Paris itself is one of the most symbolically important stops on the global skateboarding calendar. The city hosted the Paris 2024 Olympic skateboarding competitions at Place de la Concorde and has been the centre of European street-skating culture for over a decade. Bringing an SLS Takeover to the city formalises the tour's commitment to growing the European audience and gives skaters like Vincent Milou and Aurélien Giraud a marquee home-soil opportunity to make their season.

The 2026 tour standings going into Paris will look unfamiliar to anyone who tuned in only at the end of last year. Rayssa Leal's wildcard-to-title performance in Sydney announced the wildcard pipeline as a legitimate championship route. Junie Kang's wildcard-to-title run in DTLA confirmed it. Toa Sasaki's wildcard-to-podium debut alongside the two of them made the SLS DTLA result the most upset-driven final the contest has ever produced.

The established names — Nyjah Huston (the eight-time SLS champion), Jagger Eaton (the most recent X Games gold medallist), Gustavo Ribeiro (the reigning Super Crown holder), and Felipe Gustavo (the season-opening Sydney runner-up) — will all arrive in Paris needing to course-correct. Huston's fourth-place finish in DTLA is the most striking data point. Eaton's runner-up result, on the night his board snapped clean and he still landed a switch back-overcrook on the wreckage, will be the highlight reel that defines the build-up to Paris.
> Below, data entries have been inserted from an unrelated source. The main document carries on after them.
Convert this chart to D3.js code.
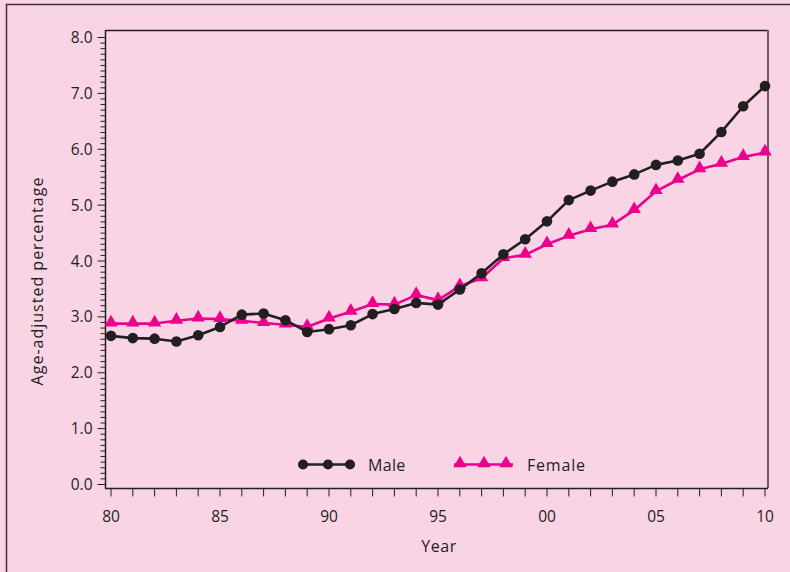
<!DOCTYPE html>
<html><head><meta charset="utf-8">
<script src="https://cdn.jsdelivr.net/npm/d3@7"></script>
<style>
html,body{margin:0;padding:0;background:#f9d4e4;}
svg{display:block;font-family:"Open Sans","Noto Sans",sans-serif;}
</style></head>
<body>
<svg id="c" width="790" height="572"></svg>
<script>
const years = d3.range(1980, 2011);
const yearLabels = ["80","85","90","95","00","05","10"];
const maleValues = [2.66,2.62,2.61,2.56,2.67,2.82,3.04,3.06,2.94,2.73,2.78,2.85,3.05,3.14,3.25,3.22,
  3.49,3.78,4.12,4.39,4.71,5.09,5.26,5.42,5.55,5.72,5.80,5.92,6.31,6.77,7.13];
const femaleValues = [2.88,2.88,2.88,2.93,2.97,2.96,2.93,2.89,2.86,2.82,2.97,3.09,3.23,3.22,3.39,3.30,
  3.55,3.69,4.05,4.11,4.30,4.45,4.57,4.65,4.91,5.25,5.45,5.64,5.74,5.86,5.94];
const yTicks = [0,1,2,3,4,5,6,7,8];
const seriesNames = ["Male","Female"];

const svg = d3.select("#c");
const ink = "#231f20", pink = "#ec008c";

// outer frame
svg.append("rect").attr("x",6.5).attr("y",4.5).attr("width",800).attr("height",600)
  .attr("fill","#f9d4e4").attr("stroke","#3a3536").attr("stroke-width",1.5);

const x = d3.scaleLinear().domain([1980,2010]).range([111,765]);
const y = d3.scaleLinear().domain([0,8]).range([484.5,37.5]);

// plot box top and right
svg.append("line").attr("x1",105.5).attr("x2",768).attr("y1",30.5).attr("y2",30.5)
  .attr("stroke",ink).attr("stroke-width",1.5);
svg.append("line").attr("x1",768).attr("x2",768).attr("y1",30).attr("y2",488)
  .attr("stroke","#6b5a60").attr("stroke-width",2);

// y axis
const yAxisG = svg.append("g").attr("transform","translate(105.5,0)");
yAxisG.append("line").attr("x1",0).attr("x2",0).attr("y1",30).attr("y2",488.5)
  .attr("stroke",ink).attr("stroke-width",1.5);
const minor = d3.range(0,80).map(i=>i/10).filter(v=>Math.abs(v-Math.round(v))>1e-6);
yAxisG.selectAll("line.minor").data(minor).join("line").attr("class","minor")
  .attr("x1",-5).attr("x2",0).attr("y1",d=>y(d)).attr("y2",d=>y(d))
  .attr("stroke",ink).attr("stroke-width",1);
yAxisG.selectAll("line.major").data(yTicks).join("line").attr("class","major")
  .attr("x1",-8).attr("x2",0).attr("y1",d=>y(d)).attr("y2",d=>y(d))
  .attr("stroke",ink).attr("stroke-width",1);
yAxisG.selectAll("text").data(yTicks).join("text")
  .attr("x",-13).attr("y",d=>y(d)).attr("dy","0.36em").attr("text-anchor","end")
  .attr("font-size",15.5).attr("fill",ink).text(d=>d.toFixed(1));

// x axis
const xAxisG = svg.append("g").attr("transform","translate(0,488.5)");
xAxisG.append("line").attr("x1",105).attr("x2",768).attr("y1",0).attr("y2",0)
  .attr("stroke",ink).attr("stroke-width",1.5);
xAxisG.selectAll("line.t").data(years).join("line").attr("class","t")
  .attr("x1",d=>x(d)).attr("x2",d=>x(d)).attr("y1",0).attr("y2",8)
  .attr("stroke",ink).attr("stroke-width",1);
const labelYears = d3.range(1980,2011,5);
xAxisG.selectAll("text").data(labelYears).join("text")
  .attr("x",d=>x(d)).attr("y",33.5).attr("text-anchor","middle")
  .attr("font-size",15.5).attr("fill",ink).text((d,i)=>yearLabels[i]);

// axis titles
svg.append("text").attr("x",439).attr("y",551.5).attr("text-anchor","middle")
  .attr("font-size",16).attr("letter-spacing",0.5).attr("fill",ink).text("Year");
svg.append("text").attr("transform","translate(43,281) rotate(-90)").attr("text-anchor","middle")
  .attr("font-size",16).attr("letter-spacing",1).attr("fill",ink).text("Age-adjusted percentage");

const line = d3.line().x((d,i)=>x(years[i])).y(d=>y(d));
const tri = d3.symbol().type(d3.symbolTriangle).size(78);

// female
svg.append("path").attr("d",line(femaleValues)).attr("fill","none")
  .attr("stroke",pink).attr("stroke-width",2.6).attr("stroke-linejoin","round");
svg.selectAll("path.ftri").data(femaleValues).join("path").attr("class","ftri")
  .attr("d",tri).attr("transform",(d,i)=>`translate(${x(years[i])},${y(d)-1})`).attr("fill",pink);

// male
svg.append("path").attr("d",line(maleValues)).attr("fill","none")
  .attr("stroke",ink).attr("stroke-width",2.6).attr("stroke-linejoin","round");
svg.selectAll("circle.m").data(maleValues).join("circle").attr("class","m")
  .attr("cx",(d,i)=>x(years[i])).attr("cy",d=>y(d)).attr("r",5.3).attr("fill",ink);

// legend
const lg = svg.append("g");
lg.append("line").attr("x1",303).attr("x2",355).attr("y1",464.5).attr("y2",464.5)
  .attr("stroke",ink).attr("stroke-width",2.6);
lg.selectAll("circle").data([303,328,350]).join("circle")
  .attr("cx",d=>d).attr("cy",464.5).attr("r",5).attr("fill",ink);
lg.append("text").attr("x",368).attr("y",470.5).attr("font-size",16).attr("letter-spacing",0.3)
  .attr("fill",ink).text(seriesNames[0]);
lg.append("line").attr("x1",454).attr("x2",513).attr("y1",464.5).attr("y2",464.5)
  .attr("stroke",pink).attr("stroke-width",2.6);
lg.selectAll("path").data([460,484,506]).join("path")
  .attr("d",tri).attr("transform",d=>`translate(${d},463.5)`).attr("fill",pink);
lg.append("text").attr("x",527).attr("y",470.5).attr("font-size",16).attr("letter-spacing",0.8)
  .attr("fill",ink).text(seriesNames[1]);
</script>
</body></html>
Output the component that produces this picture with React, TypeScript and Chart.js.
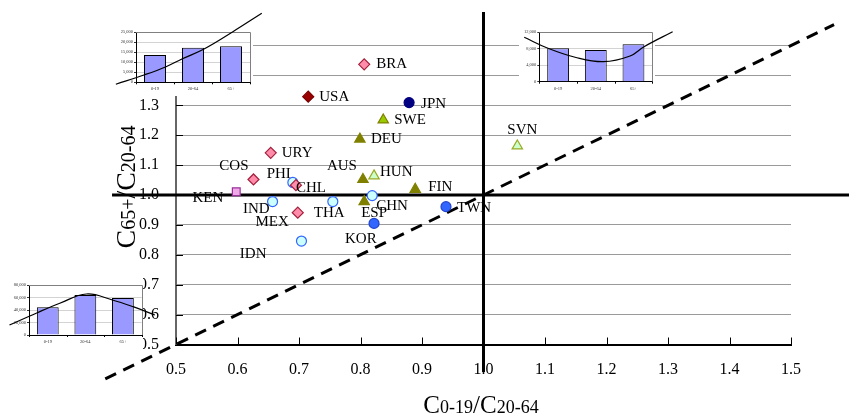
import React, { useEffect, useRef } from 'react';
import { Chart, registerables } from 'chart.js';
Chart.register(...registerables);

// ---------- main scatter data ----------
const countries = ['BRA', 'USA', 'JPN', 'SWE', 'DEU', 'URY', 'COS', 'PHI', 'CHL', 'KEN', 'AUS', 'HUN', 'FIN', 'SVN', 'IND', 'MEX', 'THA', 'CHN', 'ESP', 'TWN', 'KOR', 'IDN'];
const youthRatio = [0.806, 0.715, 0.879, 0.837, 0.799, 0.654, 0.626, 0.690, 0.695, 0.598, 0.804, 0.822, 0.889, 1.055, 0.657, 0.698, 0.755, 0.819, 0.806, 0.939, 0.822, 0.704];
const elderRatio = [1.437, 1.329, 1.309, 1.251, 1.187, 1.141, 1.052, 1.042, 1.033, 1.011, 1.052, 1.064, 1.019, 1.164, 0.978, 0.941, 0.978, 0.998, 0.978, 0.961, 0.905, 0.846];
const groups = ['latin', 'usa', 'japan', 'sweden', 'olive', 'latin', 'latin', 'asiaLight', 'latin', 'kenya', 'olive', 'paleGreen', 'olive', 'paleGreen', 'asiaLight', 'latin', 'asiaLight', 'asiaLight', 'olive', 'asiaBlue', 'asiaBlue', 'asiaLight'];

// reference lines (data units)
const unityHorizontalExtent = [0.396, 1.6];
const unityVerticalExtent = [0.408, 1.612];
const diagonalExtent = [0.385, 1.57];
const axisTicks = [0.5, 0.6, 0.7, 0.8, 0.9, 1.0, 1.1, 1.2, 1.3, 1.4, 1.5];

// ---------- inset bar data ----------
const ageGroups = ['0-19', '20-64', '65+'];
const ageIndex = [0, 1, 2];
const ageBoundaries = [-0.5, 0.5, 1.5, 2.5];
const inset1Values = [13650, 17300, 18000];
const inset2Values = [8110, 7700, 9080];
const inset3Values = [44300, 64000, 59200];
const curve1X = [-1.03, -0.29, 0.29, 0.71, 1.29, 2.05, 2.81];
const curve1Y = [-1000, 3650, 7800, 11650, 16650, 25300, 34500];
const curve2X = [-0.90, -0.27, 0.45, 1.20, 1.91, 2.28, 3.04];
const curve2Y = [10785, 8110, 5930, 4860, 6240, 8500, 12145];
const curve3X = [-1.02, -0.28, 0.32, 1.03, 1.72, 2.27, 2.85];
const curve3Y = [16000, 35700, 50700, 65600, 56000, 45300, 32000];

// ---------- styles ----------
const SERIF = "'Liberation Serif', 'DejaVu Serif', serif";
const groupStyles: any = {
  latin: { pointStyle: 'rectRot', radius: 5.5, bg: '#FF8CAA', border: '#A3203C' },
  usa: { pointStyle: 'rectRot', radius: 5.5, bg: '#990000', border: '#7A0000' },
  japan: { pointStyle: 'circle', radius: 5, bg: '#000080', border: '#000080' },
  sweden: { pointStyle: 'triangle', radius: 6, bg: '#99CC00', border: '#808000' },
  olive: { pointStyle: 'triangle', radius: 6, bg: '#808000', border: '#808000' },
  paleGreen: { pointStyle: 'triangle', radius: 6, bg: '#CCFFCC', border: '#99AA22' },
  asiaLight: { pointStyle: 'circle', radius: 5, bg: '#CCFFFF', border: '#3366FF' },
  asiaBlue: { pointStyle: 'circle', radius: 5, bg: '#3366FF', border: '#2244CC' },
  kenya: { pointStyle: 'rect', radius: 5.5, bg: '#F0A8E8', border: '#993399' },
};
const labelOffsets: any = {
  BRA: [12, 0, 'left'], USA: [11, 0, 'left'], JPN: [12, 1, 'left'], SWE: [11, 0, 'left'], DEU: [11, 0, 'left'],
  AUS: [-6, -13, 'right'], HUN: [6, -4, 'left'], FIN: [13, -2, 'left'], SVN: [5, -16, 'center'],
  CHN: [4, 10, 'left'], ESP: [-3, 11, 'left'], TWN: [11, 1, 'left'], KOR: [-29, 16, 'left'], THA: [-19, 11, 'left'],
  KEN: [-13, 6, 'right'], IND: [-3, 7, 'right'], MEX: [-9, 9, 'right'], IDN: [-35, 13, 'right'], CHL: [0, 3, 'left'],
  PHI: [-2, -8, 'right'], COS: [-5, -13, 'right'], URY: [11, 0, 'left'],
};

const W = 849;
const H = 419;

function drawMixed(ctx: any, parts: any[], x: number, y: number) {
  let total = 0;
  const widths = parts.map((p) => {
    ctx.font = `${p.size}px ${SERIF}`;
    const w = ctx.measureText(p.t).width;
    total += w;
    return w;
  });
  let cx = x - total / 2;
  ctx.textBaseline = 'alphabetic';
  ctx.textAlign = 'left';
  parts.forEach((p, i) => {
    ctx.font = `${p.size}px ${SERIF}`;
    ctx.fillText(p.t, cx, y);
    cx += widths[i];
  });
}

const mainPlugin = {
  id: 'mainDecor',
  beforeDatasetsDraw(chart: any) {
    const { ctx, chartArea, scales } = chart;
    ctx.save();
    ctx.strokeStyle = '#000';
    ctx.lineWidth = 1;
    axisTicks.forEach((v) => {
      const px = Math.round(scales.x.getPixelForValue(v)) + 0.5;
      ctx.beginPath();
      ctx.moveTo(px, chartArea.bottom);
      ctx.lineTo(px, chartArea.bottom - 7);
      ctx.stroke();
      const py = Math.round(scales.y.getPixelForValue(v)) + 0.5;
      ctx.beginPath();
      ctx.moveTo(chartArea.left, py);
      ctx.lineTo(chartArea.left + 7, py);
      ctx.stroke();
    });
    ctx.restore();
  },
  afterDatasetsDraw(chart: any) {
    const { ctx } = chart;
    ctx.save();
    ctx.fillStyle = '#000';
    ctx.font = `15px ${SERIF}`;
    ctx.textBaseline = 'middle';
    chart.data.datasets.forEach((ds: any, di: number) => {
      if (!ds.isCountry) return;
      const meta = chart.getDatasetMeta(di);
      meta.data.forEach((el: any, i: number) => {
        const name = ds.data[i].name;
        const off = labelOffsets[name] || [10, 0, 'left'];
        ctx.textAlign = off[2];
        ctx.fillText(name, el.x + off[0], el.y + off[1]);
      });
    });
    ctx.restore();
  },
  afterDraw(chart: any) {
    const { ctx, chartArea } = chart;
    ctx.save();
    ctx.fillStyle = '#000';
    const cx = (chartArea.left + chartArea.right) / 2 - 2.5;
    drawMixed(ctx, [
      { t: 'C', size: 25 }, { t: '0-19', size: 18 }, { t: '/', size: 25 }, { t: 'C', size: 25 }, { t: '20-64', size: 18 },
    ], cx, 413);
    ctx.translate(135, 187);
    ctx.rotate(-Math.PI / 2);
    drawMixed(ctx, [
      { t: 'C', size: 28 }, { t: '65+', size: 20 }, { t: '/', size: 28 }, { t: 'C', size: 28 }, { t: '20-64', size: 20 },
    ], 0, 0);
    ctx.restore();
  },
};

const insetLayouts = [
  { canvas: { x: 100, y: 0, w: 170, h: 100 }, bg: { x: 108, y: 24, w: 145, h: 72 }, frame: { l: 136, t: 32.3, r: 250, b: 82.3 }, max: 25000, step: 5000, values: inset1Values, cx: curve1X, cy: curve1Y },
  { canvas: { x: 505, y: 0, w: 175, h: 100 }, bg: { x: 519, y: 24, w: 136, h: 71 }, frame: { l: 539.3, t: 32.3, r: 652.3, b: 81.7 }, max: 12000, step: 2000, values: inset2Values, cx: curve2X, cy: curve2Y },
  { canvas: { x: 0, y: 268, w: 165, h: 87 }, bg: { x: 0, y: 278, w: 143, h: 72 }, frame: { l: 29, t: 285, r: 141.7, b: 335 }, max: 80000, step: 20000, values: inset3Values, cx: curve3X, cy: curve3Y },
];

function Inset({ spec }: any) {
  const ref = useRef<HTMLCanvasElement>(null);
  useEffect(() => {
    const s = spec;
    const c = s.canvas;
    const f = s.frame;
    const decor = {
      id: 'insetDecor',
      beforeDraw(chart: any) {
        const ctx = chart.ctx;
        ctx.save();
        ctx.fillStyle = '#fff';
        ctx.fillRect(s.bg.x - c.x, s.bg.y - c.y, s.bg.w, s.bg.h);
        ctx.restore();
      },
      beforeDatasetsDraw(chart: any) {
        const { ctx, chartArea, scales } = chart;
        ctx.save();
        ctx.strokeStyle = '#808080';
        ctx.lineWidth = 1;
        ctx.beginPath();
        ctx.moveTo(chartArea.left, Math.round(chartArea.top) + 0.5);
        ctx.lineTo(Math.round(chartArea.right) + 0.5, Math.round(chartArea.top) + 0.5);
        ctx.lineTo(Math.round(chartArea.right) + 0.5, chartArea.bottom);
        ctx.stroke();
        ctx.strokeStyle = '#000';
        ageBoundaries.forEach((v) => {
          const px = Math.round(scales.x.getPixelForValue(v)) + 0.5;
          ctx.beginPath();
          ctx.moveTo(px, chartArea.bottom);
          ctx.lineTo(px, chartArea.bottom + 2);
          ctx.stroke();
        });
        ctx.restore();
      },
    };
    const chart = new Chart(ref.current as any, {
      type: 'bar',
      data: {
        datasets: [
          {
            type: 'line',
            data: s.cx.map((x: number, i: number) => ({ x, y: s.cy[i] })),
            borderColor: '#000',
            borderWidth: 1.2,
            pointRadius: 0,
            tension: 0.4,
            clip: false,
            fill: false,
          } as any,
          {
            type: 'bar',
            data: ageIndex.map((x, i) => ({ x, y: s.values[i] })),
            backgroundColor: '#9999FF',
            borderColor: '#000',
            borderWidth: 1,
            barPercentage: 0.58,
            categoryPercentage: 1,
            grouped: false,
          } as any,
        ],
      },
      options: {
        responsive: false,
        animation: false,
        devicePixelRatio: 1,
        layout: { padding: { left: 0, top: f.t - c.y, right: c.x + c.w - f.r, bottom: 0 } },
        plugins: { legend: { display: false }, tooltip: { enabled: false } },
        scales: {
          x: {
            type: 'linear',
            min: -0.5,
            max: 2.5,
            offset: false,
            afterFit: (sc: any) => { sc.height = c.y + c.h - f.b; },
            afterBuildTicks: (sc: any) => { sc.ticks = ageIndex.map((v) => ({ value: v })); },
            grid: { display: true, drawOnChartArea: false, drawTicks: false, offset: false },
            border: { color: '#000', width: 1 },
            ticks: {
              font: { family: SERIF, size: 4.5 },
              color: '#333',
              padding: 4,
              maxRotation: 0,
              autoSkip: false,
              callback: (v: any) => ageGroups[Math.round(Number(v))] ?? '',
            },
          },
          y: {
            min: 0,
            max: s.max,
            afterFit: (sc: any) => { sc.width = f.l - c.x; },
            grid: { color: '#C8C8C8', lineWidth: 0.8, tickLength: 2, tickColor: '#000' },
            border: { color: '#000', width: 1 },
            ticks: {
              stepSize: s.step,
              font: { family: SERIF, size: 4.5 },
              color: '#333',
              padding: 1,
              callback: (v: any) => Number(v).toLocaleString('en-US'),
            },
          },
        },
      } as any,
      plugins: [decor],
    });
    return () => chart.destroy();
  }, []);
  const c = spec.canvas;
  return (
    <canvas
      ref={ref}
      width={c.w}
      height={c.h}
      style={{ position: 'absolute', left: c.x, top: c.y, width: c.w, height: c.h }}
    />
  );
}

export default function App() {
  const ref = useRef<HTMLCanvasElement>(null);
  useEffect(() => {
    const pointDatasets = Object.keys(groupStyles).map((g) => {
      const st = groupStyles[g];
      const idx = countries.map((_, i) => i).filter((i) => groups[i] === g);
      return {
        isCountry: true,
        label: g,
        data: idx.map((i) => ({ x: youthRatio[i], y: elderRatio[i], name: countries[i] })),
        pointStyle: st.pointStyle,
        pointRadius: st.radius,
        pointBackgroundColor: st.bg,
        pointBorderColor: st.border,
        pointBorderWidth: 1.2,
        showLine: false,
      };
    });
    const lineBase = { showLine: true, borderColor: '#000', pointRadius: 0, clip: false, fill: false };
    const chart = new Chart(ref.current as any, {
      type: 'scatter',
      data: {
        datasets: [
          ...pointDatasets,
          { ...lineBase, borderWidth: 3, data: [{ x: unityHorizontalExtent[0], y: 1 }, { x: unityHorizontalExtent[1], y: 1 }] },
          { ...lineBase, borderWidth: 3, data: [{ x: 1, y: unityVerticalExtent[0] }, { x: 1, y: unityVerticalExtent[1] }] },
          { ...lineBase, borderWidth: 3, borderDash: [12, 8], data: [{ x: diagonalExtent[0], y: diagonalExtent[0] }, { x: diagonalExtent[1], y: diagonalExtent[1] }] },
        ] as any,
      },
      options: {
        responsive: false,
        animation: false,
        devicePixelRatio: 1,
        layout: { padding: { left: 0, right: 58, top: 45.5, bottom: 0 } },
        plugins: { legend: { display: false }, tooltip: { enabled: false } },
        scales: {
          x: {
            type: 'linear',
            min: 0.5,
            max: 1.5,
            afterFit: (sc: any) => { sc.height = 74.5; },
            grid: { display: true, drawOnChartArea: false, drawTicks: false },
            border: { color: '#000', width: 2 },
            ticks: {
              stepSize: 0.1,
              autoSkip: false,
              maxRotation: 0,
              padding: 16,
              color: '#000',
              font: { family: SERIF, size: 16 },
              callback: (v: any) => Number(v).toFixed(1),
            },
          },
          y: {
            min: 0.5,
            max: 1.5,
            afterFit: (sc: any) => { sc.width = 176; },
            grid: { color: '#9A9A9A', lineWidth: 1, drawTicks: false },
            border: { color: '#666', width: 2 },
            ticks: {
              stepSize: 0.1,
              autoSkip: false,
              padding: 17,
              color: '#000',
              font: { family: SERIF, size: 16 },
              callback: (v: any) => Number(v).toFixed(1),
            },
          },
        },
      } as any,
      plugins: [mainPlugin],
    });
    return () => chart.destroy();
  }, []);
  return (
    <div style={{ position: 'absolute', left: 0, top: 0, width: W, height: H, background: '#fff', overflow: 'hidden' }}>
      <canvas ref={ref} width={W} height={H} style={{ position: 'absolute', left: 0, top: 0, width: W, height: H }} />
      {insetLayouts.map((s, i) => (
        <Inset key={i} spec={s} />
      ))}
    </div>
  );
}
For the new wave — Kang, Sasaki, and the as-yet-unrevealed Paris wildcard bracket — the city represents the next test of the pattern. Three of the last six SLS event podiums have featured at least one wildcard. The DTLA result, with all three podium spots claimed by wildcard advancers, has triggered an internal review at SLS over whether the contest's structure should be evolved to elevate the wildcard bracket even further into the championship picture.

The broadcast and media reach of Paris is also expected to be the largest of the 2026 tour. With the Paris 2024 Olympic legacy still freshly remembered and the city carrying enormous skateboarding cultural weight, the European TV deal for the event has been described as the strongest in SLS history. Streaming partners across France, Germany, Spain and the UK are expected to provide live coverage in their respective markets, and SLS's own social channels have started teasing the wildcard reveals that will set the field two weeks before the event.

Paying attention to the wildcard bracket has, in 2026, become the most important way to watch SLS. The traditional approach — focus on the headline skaters, watch the established names trade tricks, see who closes the night — has been disrupted by Leal, Kang and Sasaki. Tickets to Paris are now selling not just for the established stars, but for the chance to be in the stadium when the next wildcard pulls off the same trick.

The SLS season's narrative now sits squarely in Paris. The wildcards have made it impossible to predict who will be on the podium. Tickets are on sale. The Super Crown chase has been opened wide. And the next chapter of the most upset-heavy SLS season in years will play out at the centre of European skateboarding culture.